Novel Framework: Introduction of DiverseDiT, a method that achieves diverse representation learning via long residual connections and a specialized diversity loss, eliminating the need for external pretrained encoders.
State-of-the-Art Performance: Demonstrated consistent improvements across various model scales (SiT, REPA, MeanFlow) and resolutions (256x256, 512x512), achieving faster convergence and higher quality generation.

5. Experimental Results

The method was evaluated on the ImageNet dataset (256x256 and 512x512) across multi-step and one-step generation settings.

Performance Gains:
- Multi-step: On ImageNet 256x256, DiverseDiT applied to REPA-B achieved an FID of 17.29 (400k iterations), outperforming the larger SiT-L baseline (FID 18.77) and the standard REPA-L (FID 9.57 vs.

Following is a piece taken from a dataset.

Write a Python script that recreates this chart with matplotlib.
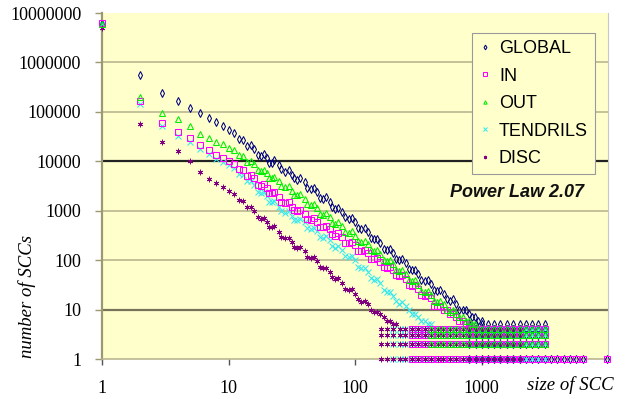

DiverseDiT's 8.47 on REPA-L).
- Efficiency: DiverseDiT achieved an FID of 1.52 in just 200 epochs on SiT-XL/2, whereas the baseline SiT-XL/2 required 1400 epochs to reach 2.06.
- One-step Generation: Applied to MeanFlow, DiverseDiT achieved a new SOTA FID of 2.99 (with CFG) for one-step generation, outperforming previous methods like Shortcut-XL/2 and IMM-XL/2.
Ablation Studies: Removing either the long residual connections or the diversity loss resulted in significant performance degradation, confirming that both components are essential.
Compatibility: The method is complementary to existing techniques (e.g., DispLoss, SRA), yielding further improvements when combined.

6. Significance

Paradigm Shift: Moves away from the reliance on massive external foundation models for representation alignment, offering a more efficient, self-contained approach to improving DiTs.
Theoretical Insight: Provides a clear explanation for why representation learning works in diffusion models: it is driven by the specialization and diversity of internal block representations.
Practical Impact: Offers a plug-and-play solution that accelerates training convergence and improves generation quality across different architectures and scales, making high-quality diffusion modeling more accessible and efficient.